Originally Posted by Thorsten
Originally Posted by Mangoose
It does get easier but cakewalk is exaggerated. But I agree it's probably better for you to wait for the new difficulty modes. Hopefully they're not just +enemy health/-player damage though.


Unfortunately no - no exaggeration. Even as a RPG newbie in my first playthrough I found the fights after Hiberheim astonishingly easy, although I had to correct some character setups by adding abilities to drain resistances and willpower after leaving Cyseal.

I think I had 3 character deaths in my first attempt on normal shortly before the final battle, 2 of them in Cyseal in the first fights. The fights really tend to be on the easy side, although you might feel different as some enemies are hard (= long time) to kill, but at a closer look their damage output is often lacking (like Boreas).

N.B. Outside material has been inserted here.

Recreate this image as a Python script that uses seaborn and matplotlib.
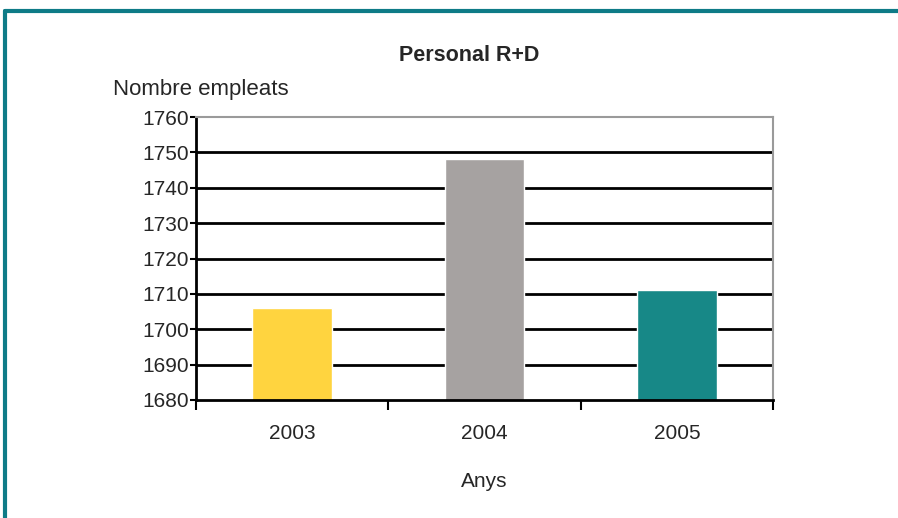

The key is of course crowd control and battle setup - brute strength and blindly storming into the fihgts can be a way to desaster.

Regards,
Thorsten

So in other words, you were an RPG newbie, you experienced the beginning of the game as an RPG boot camp, and suddenly the game became a lot easier because you learned how to play an RPG.

Wow, what a surprise.

Originally Posted by EinTroll
Normal difficulty is just what the game was balanced for. The other difficulties are just some number tweaking relative to the "normal" difficulty. Said number tweaking makes a pretty big difference last I saw some numbers.

But that's just how I see it. What do you mean by normal being hardly normal?

I think he means that Normal difficulty is balanced still too easy. I somewhat agree with that. I played a pretty unoptimized party (half-intentionally.. though mostly for fun 'theme' purposes) and felt like I normal difficulty was balanced enough. On the other hand, if you actually spent time designing your characters/party well then normal difficulty becomes too easy.

That being said it's kinda semantics, in other words, ignore than "Normal" is called "Normal" and just think that there's difficulty is numbers 1, 2, 3, or whatever. Hard is okay if you optimize your party (to a degree - e.g. not using unbalanced traits like Lone Wolf + Glass Cannon).

I do have to reiterate, though, that I would like Harder difficulties to result in difficult encounters in terms of changing the actual encounters, better enemy party design, more skills used by enemies, better AI, etc. Not just +enemy health/-PC health/+enemy damage/-PC damage/etc. Of course that's not an easy approach but it's much more preferable.

Last edited by Mangoose; 25/09/14 09:06 PM.